Hey there, time traveller!
This article was published 15/12/2009 (4544 days ago), so information in it may no longer be current.
Hundreds of Winnipeg book lovers braved the cold Tuesday afternoon to have their fantasy come true -- a meeting with superstar author Neil Gaiman.
The prolific British-born writer of the Sandman comics, the hit animated film Coraline and such novels as American Gods and Neverwhere read from his work and signed books well into the night at McNally Robinson Polo Park, which had won a North American-wide contest to attract him here.
"He is one of the great storytellers for our generation," said Kyle Owens, 31, one of an estimated 600 fans who crammed into the bookseller's mall-basement location.
"He's got that English accent, and even though he lives in Minnesota now, he feels exotic."
Gaiman, 49, a multi-award-winner who moved to St. Paul from England in 1992, read for about 20 minutes from his recent children's novel Odd and the Frost Giants.
Then he answered a series of questions that his Winnipeg fans had submitted in advance, before settling down to give his right hand a serious signing workout.
The store's general manager, Alison Letourneau, said the event was the largest to date at McNally's new Polo Park location, which opened in April 2008.
Many of the store's gift-display areas were cordoned off, and no one was admitted who was not there to see Gaiman. Some fans, Letourneau said, had begun lining up at 9 a.m. that morning to obtain free admission tickets.
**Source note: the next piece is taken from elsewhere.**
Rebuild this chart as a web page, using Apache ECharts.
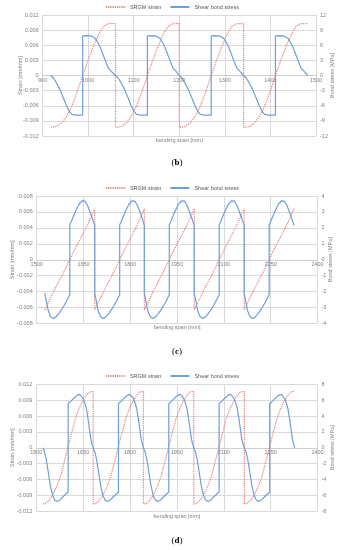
<!DOCTYPE html>
<html><head><meta charset="utf-8">
<script src="https://cdn.jsdelivr.net/npm/echarts@6/dist/echarts.min.js"></script>
<style>html,body{margin:0;padding:0;background:#fff}#c{width:344px;height:550px}</style>
</head><body><div id="c"></div>
<script>
// ---------- Panel (b) ----------
const bSpanStrain = [918,931,942,953,964,975,988,1000,1011,1022,1033,1044,1060,
  1060,1073,1084,1095,1106,1117,1130,1142,1153,1164,1175,1186,1200,
  1200,1213,1224,1235,1246,1257,1270,1282,1293,1304,1315,1326,1341,
  1341,1354,1365,1376,1387,1398,1411,1423,1434,1445,1456,1467,1482];
const bStrain = [-0.0103,-0.0101,-0.0094,-0.0081,-0.0061,-0.0035,0,0.0031,0.0057,0.0080,0.0097,0.0103,0.0103,
  -0.0103,-0.0101,-0.0094,-0.0081,-0.0061,-0.0035,0,0.0031,0.0057,0.0080,0.0097,0.0103,0.0103,
  -0.0103,-0.0101,-0.0094,-0.0081,-0.0061,-0.0035,0,0.0031,0.0057,0.0080,0.0097,0.0103,0.0103,
  -0.0103,-0.0101,-0.0094,-0.0081,-0.0061,-0.0035,0,0.0031,0.0057,0.0080,0.0097,0.0103,0.0103];
const bSpanStress = [918,924,931,938,945,952,958,964,974,988,988,998,1008,1015,1021,1026,1032,1037,1044,1051,
  1060,1066,1073,1080,1087,1094,1100,1106,1116,1130,1130,1140,1150,1157,1163,1168,1174,1179,1186,1193,
  1200,1206,1213,1220,1227,1234,1240,1246,1256,1270,1270,1280,1290,1297,1303,1308,1314,1319,1326,1333,
  1341,1347,1354,1361,1368,1375,1381,1387,1397,1411,1411,1421,1431,1438,1444,1449,1455,1460,1467,1474,
  1482];
const bStress = [0,-0.5,-1.6,-2.8,-4.3,-5.9,-7.0,-7.7,-7.85,-7.85,7.85,7.9,7.8,7.4,6.6,5.7,4.3,3.1,1.5,0.8,
  0,-0.5,-1.6,-2.8,-4.3,-5.9,-7.0,-7.7,-7.85,-7.85,7.85,7.9,7.8,7.4,6.6,5.7,4.3,3.1,1.5,0.8,
  0,-0.5,-1.6,-2.8,-4.3,-5.9,-7.0,-7.7,-7.85,-7.85,7.85,7.9,7.8,7.4,6.6,5.7,4.3,3.1,1.5,0.8,
  0,-0.5,-1.6,-2.8,-4.3,-5.9,-7.0,-7.7,-7.85,-7.85,7.85,7.9,7.8,7.4,6.6,5.7,4.3,3.1,1.5,0.8,
  0];

// ---------- Panel (c) ----------
const cSpanStrain = [1526,1542,1558,1574,1590,1606,1622,1638,1654,1670,1686,
  1686,1702,1718,1734,1750,1766,1782,1798,1814,1830,1845,
  1845,1861,1877,1893,1909,1925,1941,1957,1973,1989,2005,
  2005,2021,2037,2053,2069,2085,2101,2117,2133,2149,2165,
  2165,2181,2197,2213,2229,2245,2261,2277,2293,2309,2325];
const cStrain = [-0.0063,-0.0050,-0.0037,-0.0025,-0.0013,0,0.0013,0.0025,0.0037,0.0050,0.0064,
  -0.0063,-0.0050,-0.0037,-0.0025,-0.0013,0,0.0013,0.0025,0.0037,0.0050,0.0064,
  -0.0063,-0.0050,-0.0037,-0.0025,-0.0013,0,0.0013,0.0025,0.0037,0.0050,0.0064,
  -0.0063,-0.0050,-0.0037,-0.0025,-0.0013,0,0.0013,0.0025,0.0037,0.0050,0.0064,
  -0.0063,-0.0050,-0.0037,-0.0025,-0.0013,0,0.0013,0.0025,0.0037,0.0050,0.0064];
const cSpanStress = [1526,1531,1537,1544,1552,1561,1572,1584,1594,1601,1606,1606,1611,1617,1626,1636,1646,1654,1662,1671,1679,1686,
  1686,1691,1697,1704,1712,1721,1732,1744,1754,1761,1766,1766,1771,1777,1786,1796,1806,1814,1822,1831,1839,1845,
  1845,1850,1856,1863,1871,1880,1891,1903,1913,1920,1925,1925,1930,1936,1945,1955,1965,1973,1981,1990,1998,2005,
  2005,2010,2016,2023,2031,2040,2051,2063,2073,2080,2085,2085,2090,2096,2105,2115,2125,2133,2141,2150,2158,2165,
  2165,2170,2176,2183,2191,2200,2211,2223,2233,2240,2245,2245,2250,2256,2265,2275,2285,2293,2301,2310,2318,2325];
const cStress = [-2.1,-2.6,-3.2,-3.55,-3.68,-3.6,-3.35,-3.0,-2.65,-2.38,-2.2,2.2,2.4,2.7,3.1,3.5,3.7,3.68,3.45,3.0,2.55,2.15,
  -2.1,-2.6,-3.2,-3.55,-3.68,-3.6,-3.35,-3.0,-2.65,-2.38,-2.2,2.2,2.4,2.7,3.1,3.5,3.7,3.68,3.45,3.0,2.55,2.15,
  -2.1,-2.6,-3.2,-3.55,-3.68,-3.6,-3.35,-3.0,-2.65,-2.38,-2.2,2.2,2.4,2.7,3.1,3.5,3.7,3.68,3.45,3.0,2.55,2.15,
  -2.1,-2.6,-3.2,-3.55,-3.68,-3.6,-3.35,-3.0,-2.65,-2.38,-2.2,2.2,2.4,2.7,3.1,3.5,3.7,3.68,3.45,3.0,2.55,2.15,
  -2.1,-2.6,-3.2,-3.55,-3.68,-3.6,-3.35,-3.0,-2.65,-2.38,-2.2,2.2,2.4,2.7,3.1,3.5,3.7,3.68,3.45,3.0,2.55,2.15];

// ---------- Panel (d) ----------
const dSpanStrain = [1521,1531,1541,1553,1565,1577,1589,1601,1613,1625,1637,1649,1661,1671,1682,
  1682,1692,1702,1714,1726,1738,1750,1762,1774,1786,1798,1810,1822,1832,1843,
  1843,1853,1863,1875,1887,1899,1911,1923,1935,1947,1959,1971,1983,1993,2004,
  2004,2014,2024,2036,2048,2060,2072,2084,2096,2108,2120,2132,2144,2154,2166,
  2166,2176,2186,2198,2210,2222,2234,2246,2258,2270,2282,2294,2306,2316,2327];
const dStrain = [-0.0107,-0.0105,-0.0100,-0.0089,-0.0074,-0.0055,-0.0028,0,0.0028,0.0055,0.0074,0.0089,0.0100,0.0106,0.0107,
  -0.0107,-0.0105,-0.0100,-0.0089,-0.0074,-0.0055,-0.0028,0,0.0028,0.0055,0.0074,0.0089,0.0100,0.0106,0.0107,
  -0.0107,-0.0105,-0.0100,-0.0089,-0.0074,-0.0055,-0.0028,0,0.0028,0.0055,0.0074,0.0089,0.0100,0.0106,0.0107,
  -0.0107,-0.0105,-0.0100,-0.0089,-0.0074,-0.0055,-0.0028,0,0.0028,0.0055,0.0074,0.0089,0.0100,0.0106,0.0107,
  -0.0107,-0.0105,-0.0100,-0.0089,-0.0074,-0.0055,-0.0028,0,0.0028,0.0055,0.0074,0.0089,0.0100,0.0106,0.0107];
const dSpanStress = [1521,1526,1531,1538,1545,1552,1559,1566,1576,1588,1602,1602,1611,1621,1631,1639,1649,1655,1660,1665,1670,1675,1679,
  1682,1687,1692,1699,1706,1713,1720,1727,1737,1749,1763,1763,1772,1782,1792,1800,1810,1816,1821,1826,1831,1836,1840,
  1843,1848,1853,1860,1867,1874,1881,1888,1898,1910,1924,1924,1933,1943,1953,1961,1971,1977,1982,1987,1992,1997,2001,
  2004,2009,2014,2021,2028,2035,2042,2049,2059,2071,2085,2085,2094,2104,2114,2122,2132,2138,2143,2148,2153,2158,2162,
  2166,2171,2176,2183,2190,2197,2204,2211,2221,2233,2247,2247,2256,2266,2276,2284,2294,2300,2305,2310,2315,2320,2324,
  2327];
const dStress = [0,-0.5,-1.3,-3.0,-4.8,-6.0,-6.6,-6.8,-6.6,-6.1,-5.6,5.6,5.9,6.3,6.65,6.75,6.3,5.7,5.0,3.8,2.4,1.0,0.4,
  0,-0.5,-1.3,-3.0,-4.8,-6.0,-6.6,-6.8,-6.6,-6.1,-5.6,5.6,5.9,6.3,6.65,6.75,6.3,5.7,5.0,3.8,2.4,1.0,0.4,
  0,-0.5,-1.3,-3.0,-4.8,-6.0,-6.6,-6.8,-6.6,-6.1,-5.6,5.6,5.9,6.3,6.65,6.75,6.3,5.7,5.0,3.8,2.4,1.0,0.4,
  0,-0.5,-1.3,-3.0,-4.8,-6.0,-6.6,-6.8,-6.6,-6.1,-5.6,5.6,5.9,6.3,6.65,6.75,6.3,5.7,5.0,3.8,2.4,1.0,0.4,
  0,-0.5,-1.3,-3.0,-4.8,-6.0,-6.6,-6.8,-6.6,-6.1,-5.6,5.6,5.9,6.3,6.65,6.75,6.3,5.7,5.0,3.8,2.4,1.0,0.4,
  0];

// axis settings
const xRanges = [[900,1500,100],[1500,2400,150],[1500,2400,150]];
const leftRanges = [[-0.012,0.012,0.003],[-0.008,0.008,0.002],[-0.012,0.012,0.003]];
const rightRanges = [[-12,12,3],[-4,4,1],[-8,8,2]];
const panelLabels = ['b','c','d'];
const seriesNames = ['SRGM strain','Shear bond stress'];

const zip = (xs, ys) => xs.map((x, i) => [x, ys[i]]);
const FONT = 'Liberation Sans';
const LBL = '#7f7f7f';
const GRIDC = '#d9d9d9';
const RED = '#e8807c';
const BLUE = '#6c9fdc';

const grids = [
  {left: 42.6, top: 15, width: 273.4, height: 121},
  {left: 36.7, top: 196, width: 280.8, height: 127.5},
  {left: 36.3, top: 384.5, width: 281.2, height: 126.5}
];
const leftNameGap = [19, 21, 21];
const rightNameGap = [13, 10, 12];
const xNameGap = [62, 65, 66];
const legendTop = [4, 185, 373];
const labelY = [163, 352, 541];

const xAxes = [], yAxes = [], series = [], legends = [], graphics = [];
for (let p = 0; p < 3; p++) {
  xAxes.push({
    type: 'value', gridIndex: p, position: 'bottom', offset: -grids[p].height / 2,
    min: xRanges[p][0], max: xRanges[p][1], interval: xRanges[p][2],
    name: 'bending span [mm]', nameLocation: 'middle', nameGap: xNameGap[p], nameMoveOverlap: false,
    nameTextStyle: {fontFamily: FONT, fontSize: 5.5, color: LBL},
    axisLine: {show: true, onZero: false, lineStyle: {color: '#cfcfcf', width: 1}},
    axisTick: {show: false},
    axisLabel: {fontFamily: FONT, fontSize: 5.5, color: LBL, margin: 2, formatter: v => String(v)},
    splitLine: {show: true, lineStyle: {color: GRIDC, width: 1}}
  });
  yAxes.push({
    type: 'value', gridIndex: p, position: 'left',
    min: leftRanges[p][0], max: leftRanges[p][1], interval: leftRanges[p][2],
    name: 'Strain [mm/mm]', nameLocation: 'middle', nameGap: leftNameGap[p], nameMoveOverlap: false,
    nameTextStyle: {fontFamily: FONT, fontSize: 5.5, color: LBL},
    axisLine: {show: false, onZero: false}, axisTick: {show: false},
    axisLabel: {fontFamily: FONT, fontSize: 5.5, color: LBL, margin: 4,
      formatter: v => Math.abs(v) < 1e-9 ? '0' : v.toFixed(3)},
    splitLine: {show: true, lineStyle: {color: GRIDC, width: 1}}
  });
  yAxes.push({
    type: 'value', gridIndex: p, position: 'right',
    min: rightRanges[p][0], max: rightRanges[p][1], interval: rightRanges[p][2],
    name: 'Bond stress [MPa]', nameLocation: 'middle', nameGap: rightNameGap[p], nameMoveOverlap: false,
    nameTextStyle: {fontFamily: FONT, fontSize: 5.5, color: LBL},
    axisLine: {show: false, onZero: false}, axisTick: {show: false},
    axisLabel: {fontFamily: FONT, fontSize: 5.5, color: LBL, margin: 4},
    splitLine: {show: false}
  });
  legends.push({
    top: legendTop[p], left: 'center', itemWidth: 19, itemHeight: 6, itemGap: 8, padding: 0,
    itemStyle: {opacity: 0},
    textStyle: {fontFamily: FONT, fontSize: 5.5, color: '#595959'},
    data: seriesNames
  });
  graphics.push({
    type: 'text', x: 177, y: labelY[p],
    style: {text: '{a|(}{b|' + panelLabels[p] + '}{a|)}', align: 'center', verticalAlign: 'middle',
      textAlign: 'center', textVerticalAlign: 'middle', fontFamily: 'Liberation Serif', fontSize: 9, fill: '#000',
      rich: {a: {fontFamily: 'Liberation Serif', fontSize: 9, fill: '#000'}, b: {fontFamily: 'Liberation Serif', fontSize: 9, fontWeight: 'bold', fill: '#000'}}}
  });
}

const strainX = [bSpanStrain, cSpanStrain, dSpanStrain];
const strainY = [bStrain, cStrain, dStrain];
const stressX = [bSpanStress, cSpanStress, dSpanStress];
const stressY = [bStress, cStress, dStress];
for (let p = 0; p < 3; p++) {
  series.push({
    name: 'SRGM strain', type: 'line', xAxisIndex: p, yAxisIndex: 2 * p,
    data: zip(strainX[p], strainY[p]), symbol: 'none', showSymbol: false,
    lineStyle: {color: RED, width: 1.2, type: [1.2, 1]}, itemStyle: {color: RED}, z: 2
  });
  series.push({
    name: 'Shear bond stress', type: 'line', xAxisIndex: p, yAxisIndex: 2 * p + 1,
    data: zip(stressX[p], stressY[p]), symbol: 'none', showSymbol: false,
    lineStyle: {color: BLUE, width: 1.2}, itemStyle: {color: BLUE}, z: 3
  });
}

const chart = echarts.init(document.getElementById('c'), null, {renderer: 'canvas'});
chart.setOption({
  animation: false,
  backgroundColor: '#fff',
  grid: grids,
  xAxis: xAxes,
  yAxis: yAxes,
  legend: legends,
  graphic: graphics,
  series: series
});
</script></body></html>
"We didn't do any advertising for this," Letourneau marvelled. "His fans did it themselves by spreading the word on the Internet."
Dressed all in black and with his curly black hair hanging over his ears, Gaiman looked like a cross between a young Mordecai Richler (the novelist) and a younger Ron Wood (the Rolling Stones guitarist).
Before reading, which he did with great panache, he told the crowd the story of how he came to be there.
Last spring, at the BookExpo America trade show in New York, he won an award for his youth novel The Graveyard Book from North American independent booksellers.
At the awards luncheon, he was deluged with requests for readings, so he invented a contest on the spot. He would appear at the store that held the best Halloween "graveyard party."
Forty stores in North America entered by submitting videos of their events. Unable to choose from 11 finalists, Gaiman ended up selecting two.
The other winner, The Little Shop of Stories in suburban Atlanta, hosted his reading Monday night to a reported 1,000 fans. He signed books until 1:15 a.m., according to the Atlanta Journal Constitution.
"I couldn't choose randomly," said Gaiman, who was here in the mid-1990s to sign his Mr. Punch comic book. "If I had chosen randomly, it wouldn't have been Winnipeg in December."
The McNally chain's senior inventory manager, Chris Hall, guessed that only wrestler Chris Jericho and the late fantasy writer Robert Jordan have attracted bigger crowds in Winnipeg.
Gaiman was certainly the largest literary celebrity to appear here since Indo-British novelist Salman Rushdie in October.
"(Gaiman) takes a unique and new look at ancient myths," said Mitchell McPherson, 23.